08-26-2022 11:13 AM
Controller: cRIO-9056
Software: Labview and RT module 2020
This is something I've noticed with regular TCP servers, as well as ModbusTCP servers as well. Whenever I'm running a VI that deals with TCP, if I stop the VI and then restart it immediately after, or even wait just 10 seconds or so before I restart it, I get an error. I then have to wait a couple minutes before I restart it and then all is fine.
I can't remember where I read this, maybe on here or reddit, that you're supposed to wait 5 minutes or so before trying to reconnect/utilize the same TCP port? Is that what's going on here?
I'm concerned that this could throw my TCP servers into a forever error. Is there anyway of handling this instead of just having to be aware of the fact that you have to wait before starting everything up again?
I can't remember exactly what the error is for a regular TCP server, but I know when this error occurs on my modbusTCP server the Daemon Status says "Error"
08-28-2022 02:55 PM
There are some cases where the TCP protocol can get to a state that might delay a server starting or a client from establishing a connection but this generally occurs if there are too many connection requests to a server in a very short period of time. TCP has a TIMED WAIT state at the end of a connection to make sure that all data is transferred. In addition, the stack will have a finite amount of resources. If a server is slammed with open requests that close immediately afterward that the server can get starved of resources and you will need to wait for all of the connections is the TIMED WAIT state to finally close. However, this is a sign of a poor implementation or a denial of service attack. A well written client/server should rarely ever encounter this condition. I have written many MODBUS client/server applications all which support automatic reconnect and have not encountered this issue.
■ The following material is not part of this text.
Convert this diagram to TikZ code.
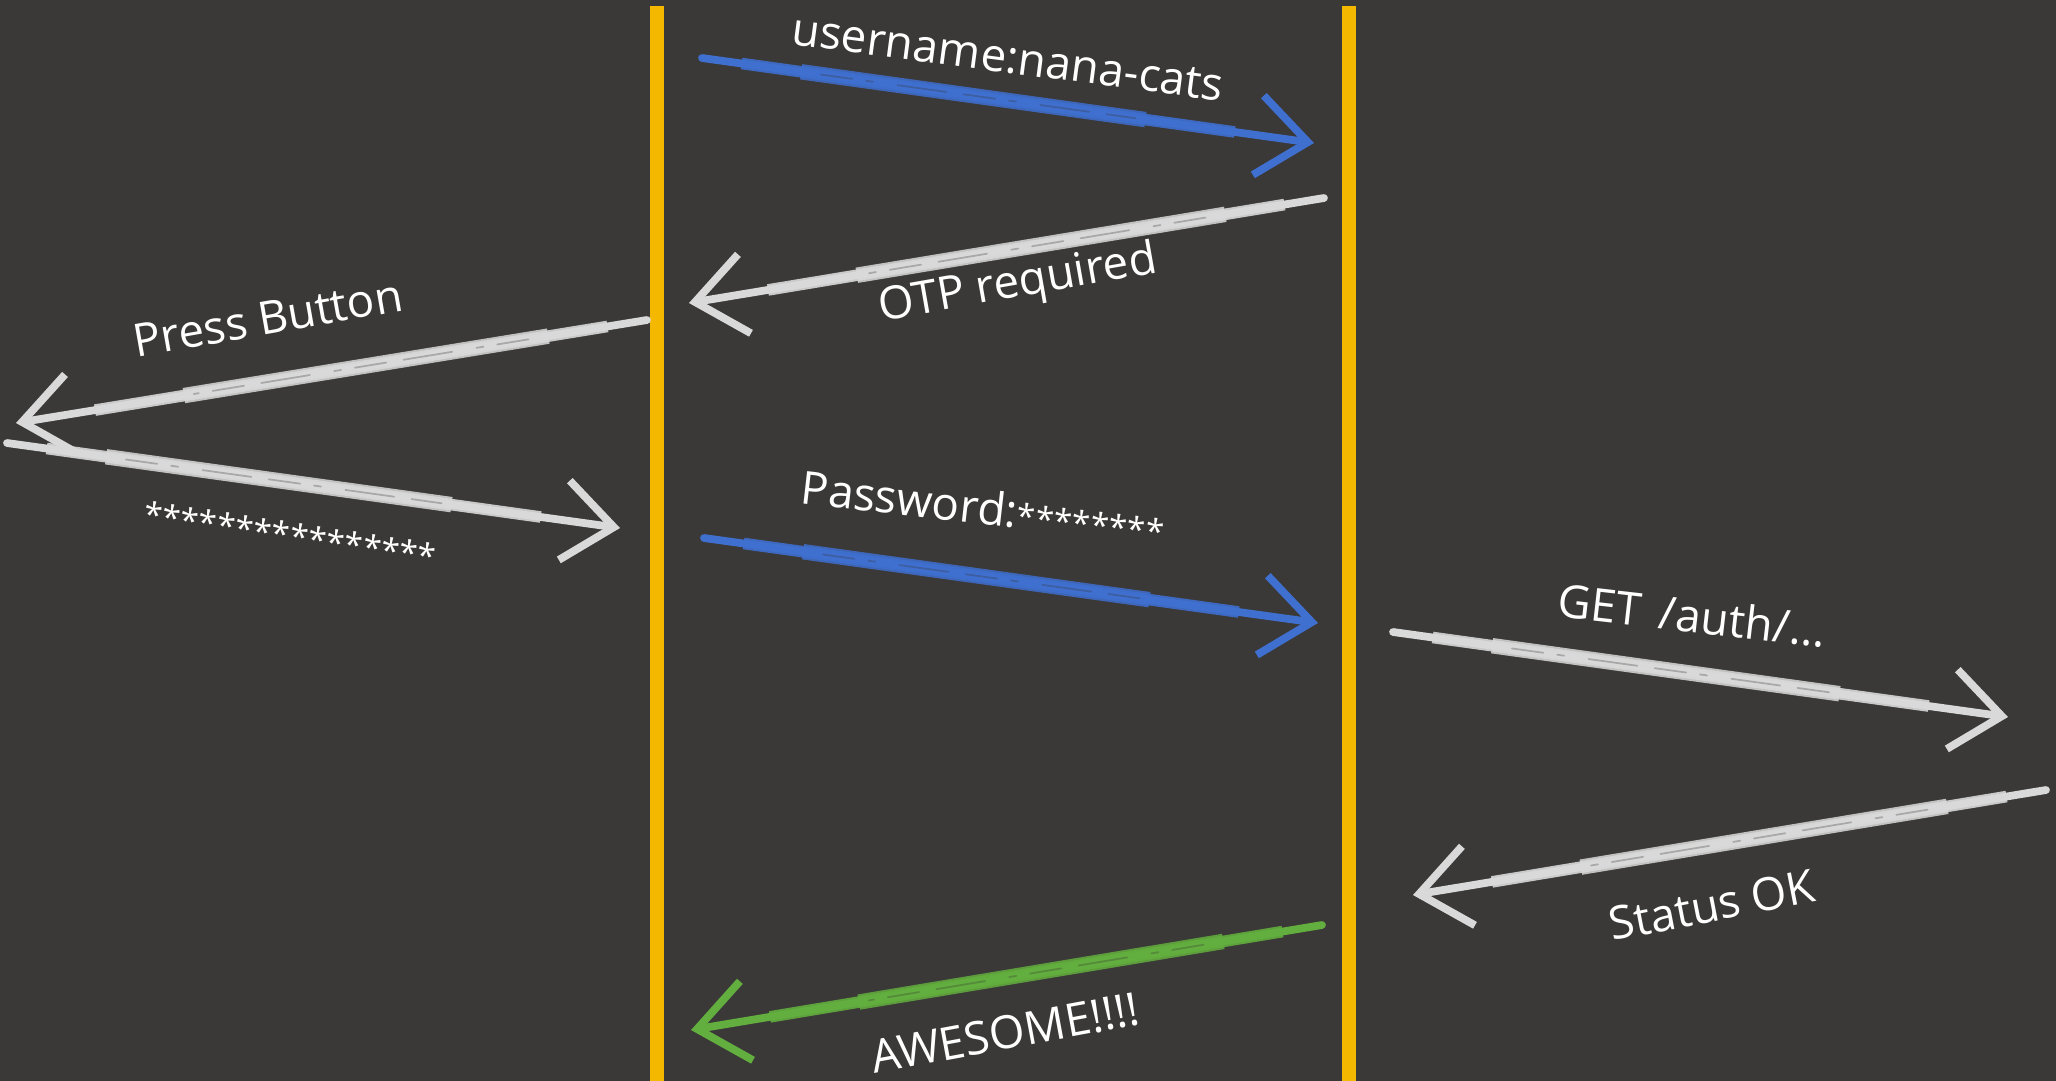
\documentclass[tikz,border=0pt]{standalone}
\usepackage{fontspec}
\setmainfont{Open Sans}
\usetikzlibrary{arrows.meta}
\definecolor{boardBg}{HTML}{3A3937}
\definecolor{laneGold}{HTML}{F5B800}
\definecolor{chalkBlue}{HTML}{3F6FCF}
\definecolor{chalkWhite}{HTML}{D9D9D9}
\definecolor{chalkGreen}{HTML}{62AE3E}
\tikzset{
  lane/.style={line width=4pt, laneGold},
  chalk/.style={draw=#1, line width=2.2pt, line cap=round,
    -{Straight Barb[length=5mm,width=8mm,line width=2.2pt]},
    preaction={draw=#1, -, line width=3.3pt, opacity=0.9,
      shorten <=4mm, shorten >=8mm},
    preaction={draw=#1, -, line width=4.4pt, opacity=0.85,
      shorten <=10mm, shorten >=17mm},
    postaction={draw=boardBg, -, line width=0.5pt, opacity=0.3,
      dash pattern=on 9pt off 4pt on 2pt off 7pt on 14pt off 5pt,
      shorten <=12mm, shorten >=18mm}},
  msg/.style={text=white, font=\fontsize{13}{15}\selectfont, inner sep=0pt},
  stars/.style={msg, font=\fontsize{9.5}{11}\selectfont}
}

\begin{document}
\begin{tikzpicture}[x=0.01cm,y=-0.01cm]
  \fill[boardBg] (0,0) rectangle (2056,1081);
  \useasboundingbox (0,0) rectangle (2056,1081);

  % the two lifelines
  \coordinate (browserTop) at (657,6);  \coordinate (browserBot) at (657,1081);
  \coordinate (serverTop) at (1349,6);  \coordinate (serverBot) at (1349,1081);
  \draw[lane] (browserTop) -- (browserBot);
  \draw[lane] (serverTop) -- (serverBot);

  % arrow ends
  \coordinate (userA) at (702,58);   \coordinate (userB) at (1314,143);
  \coordinate (otpA) at (1324,198);  \coordinate (otpB) at (689,303);
  \coordinate (pressA) at (647,320); \coordinate (pressB) at (16,423);
  \coordinate (starsA) at (7,443);   \coordinate (starsB) at (620,528);
  \coordinate (passA) at (704,538);  \coordinate (passB) at (1318,623);
  \coordinate (getA) at (1393,632);  \coordinate (getB) at (2008,717);
  \coordinate (okA) at (2046,790);   \coordinate (okB) at (1413,895);
  \coordinate (yayA) at (1322,925);  \coordinate (yayB) at (691,1030);

  \foreach \m/\c in {user/chalkBlue,otp/chalkWhite,press/chalkWhite,stars/chalkWhite,
                     pass/chalkBlue,get/chalkWhite,ok/chalkWhite,yay/chalkGreen}
    \draw[chalk=\c] (\m A) -- (\m B);

  % labels
  \node[msg, rotate=-7.5] (userLbl) at (1008,58) {username:nana-cats};
  \node[msg, rotate=10] (otpLbl) at (1018,285) {OTP required};
  \node[msg, rotate=10] (pressLbl) at (268,318) {Press Button};
  \node[stars, rotate=-8.5] (starsLbl) at (290,535) {****************};
  \node[msg, rotate=-6.5] (passLbl) at (983,507) {Password:{\fontsize{9.5}{11}\selectfont ********}};
  \node[msg, rotate=-6.5] (getLbl) at (1692,615) {GET\hspace{0.4em}/auth/\ldots};
  \node[msg, rotate=11] (okLbl) at (1712,905) {Status OK};
  \node[msg, rotate=10.5] (yayLbl) at (1005,1033) {AWESOME!!!!};
\end{tikzpicture}
\end{document}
On the server side the main listener should do nothing more that accept a connection and then spawn a subtask to handle the connection. If it is doing more than this is can create a bottle neck for servicing new connections.
The client side should attempt retries when it loses a connection using a reasonable timeout (minimum of several seconds if going over the Internet to 1 or 2 seconds on a local network) along with a short delay between connection requests. I have seen clients implement the reconnect by immediately trying to open a connection on an error. This floods both the client and possibly the server stack with connection requests. When an error is detected wait a brief time before trying to open the connection again. It is also a good practice to increase this wait time between requests if you are unable to re-establish the connection and you are stuck trying to reconnect. You should set a maximum delay between attempts just so you don't end up with effectively a wait forever. How long this maximum should be would depend on the system itself. Mission critical may max at one or two seconds. Something less critical may go as long as 30 seconds between requests.
If you are encountering this situation frequently than I suspect that either the server, client or both are poorly implemented.